» What to do:
Return the listing below exactly, with the pictures dropped.

## begin Input data

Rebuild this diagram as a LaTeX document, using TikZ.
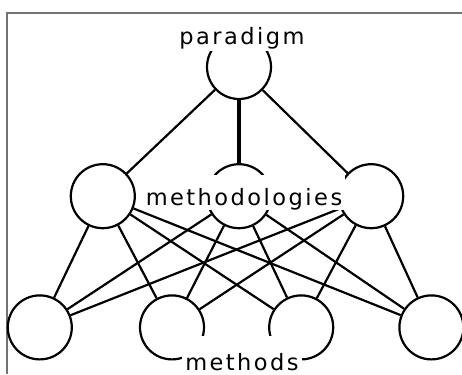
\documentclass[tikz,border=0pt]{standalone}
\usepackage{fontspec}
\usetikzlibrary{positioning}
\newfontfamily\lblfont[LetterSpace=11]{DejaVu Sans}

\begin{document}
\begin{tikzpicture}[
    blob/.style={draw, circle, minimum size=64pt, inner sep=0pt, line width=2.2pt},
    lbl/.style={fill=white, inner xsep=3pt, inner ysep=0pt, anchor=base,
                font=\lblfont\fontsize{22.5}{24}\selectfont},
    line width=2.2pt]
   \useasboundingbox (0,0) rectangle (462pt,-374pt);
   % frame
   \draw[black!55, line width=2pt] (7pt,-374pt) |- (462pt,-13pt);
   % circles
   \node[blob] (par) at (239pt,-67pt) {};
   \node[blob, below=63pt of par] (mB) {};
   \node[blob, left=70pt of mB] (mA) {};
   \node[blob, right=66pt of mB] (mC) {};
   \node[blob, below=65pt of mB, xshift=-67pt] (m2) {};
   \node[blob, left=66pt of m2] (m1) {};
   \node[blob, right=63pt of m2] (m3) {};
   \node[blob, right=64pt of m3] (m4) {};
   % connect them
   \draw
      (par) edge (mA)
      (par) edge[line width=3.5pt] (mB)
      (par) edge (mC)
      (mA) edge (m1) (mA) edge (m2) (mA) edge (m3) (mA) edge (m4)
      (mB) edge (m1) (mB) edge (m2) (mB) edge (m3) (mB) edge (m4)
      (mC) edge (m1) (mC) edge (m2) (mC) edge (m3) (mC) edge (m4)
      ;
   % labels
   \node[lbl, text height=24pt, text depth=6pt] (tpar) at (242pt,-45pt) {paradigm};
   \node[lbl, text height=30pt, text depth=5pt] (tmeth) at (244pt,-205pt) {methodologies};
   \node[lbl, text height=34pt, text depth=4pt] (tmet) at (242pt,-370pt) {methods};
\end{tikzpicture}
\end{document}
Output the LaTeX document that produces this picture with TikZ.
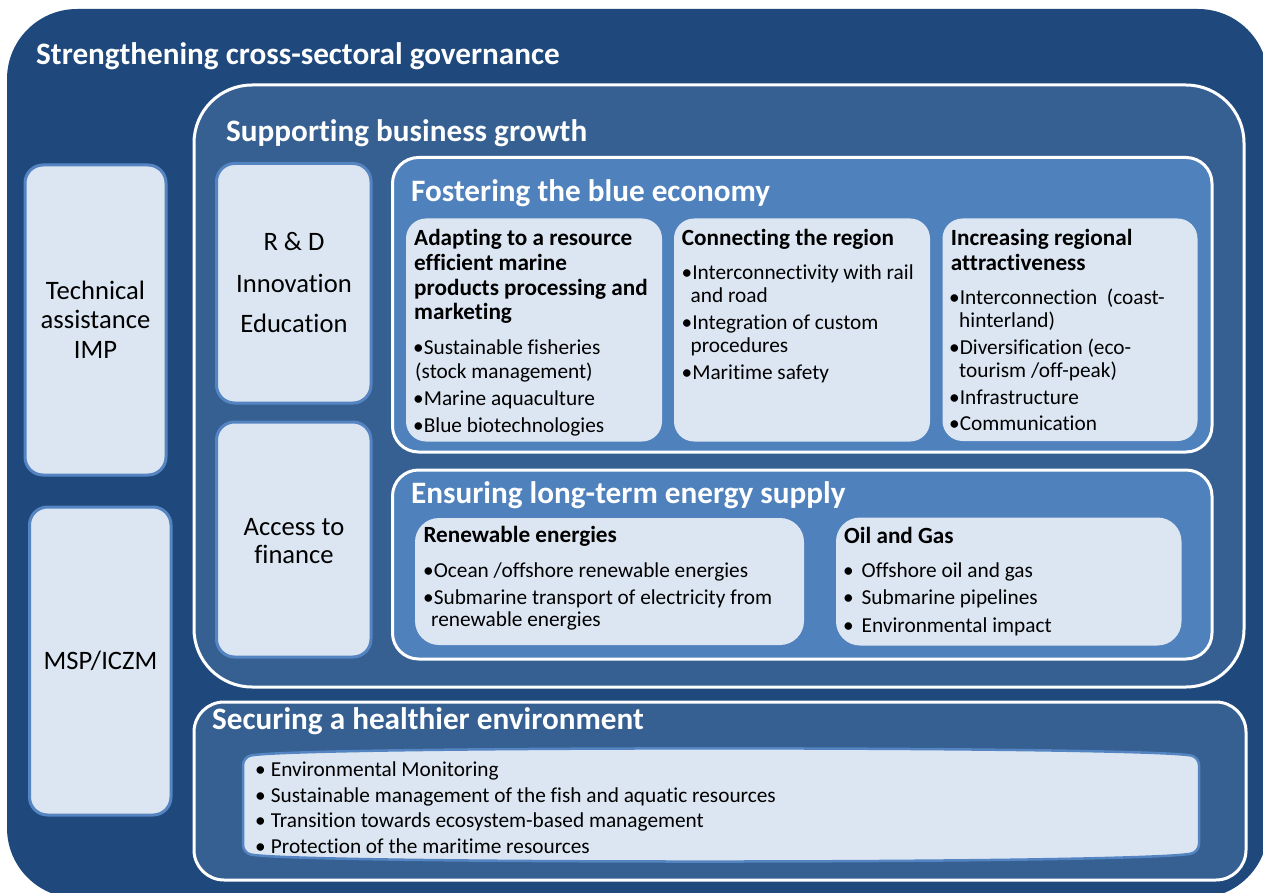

## end Input data

» Result of this task:
Rebuild this diagram as a LaTeX document, using TikZ.
\documentclass[tikz,border=0pt]{standalone}
\usepackage{fontspec}
\usetikzlibrary{positioning}
\newfontfamily\lblfont[LetterSpace=11]{DejaVu Sans}

\begin{document}
\begin{tikzpicture}[
    blob/.style={draw, circle, minimum size=64pt, inner sep=0pt, line width=2.2pt},
    lbl/.style={fill=white, inner xsep=3pt, inner ysep=0pt, anchor=base,
                font=\lblfont\fontsize{22.5}{24}\selectfont},
    line width=2.2pt]
   \useasboundingbox (0,0) rectangle (462pt,-374pt);
   % frame
   \draw[black!55, line width=2pt] (7pt,-374pt) |- (462pt,-13pt);
   % circles
   \node[blob] (par) at (239pt,-67pt) {};
   \node[blob, below=63pt of par] (mB) {};
   \node[blob, left=70pt of mB] (mA) {};
   \node[blob, right=66pt of mB] (mC) {};
   \node[blob, below=65pt of mB, xshift=-67pt] (m2) {};
   \node[blob, left=66pt of m2] (m1) {};
   \node[blob, right=63pt of m2] (m3) {};
   \node[blob, right=64pt of m3] (m4) {};
   % connect them
   \draw
      (par) edge (mA)
      (par) edge[line width=3.5pt] (mB)
      (par) edge (mC)
      (mA) edge (m1) (mA) edge (m2) (mA) edge (m3) (mA) edge (m4)
      (mB) edge (m1) (mB) edge (m2) (mB) edge (m3) (mB) edge (m4)
      (mC) edge (m1) (mC) edge (m2) (mC) edge (m3) (mC) edge (m4)
      ;
   % labels
   \node[lbl, text height=24pt, text depth=6pt] (tpar) at (242pt,-45pt) {paradigm};
   \node[lbl, text height=30pt, text depth=5pt] (tmeth) at (244pt,-205pt) {methodologies};
   \node[lbl, text height=34pt, text depth=4pt] (tmet) at (242pt,-370pt) {methods};
\end{tikzpicture}
\end{document}
Output the LaTeX document that produces this picture with TikZ.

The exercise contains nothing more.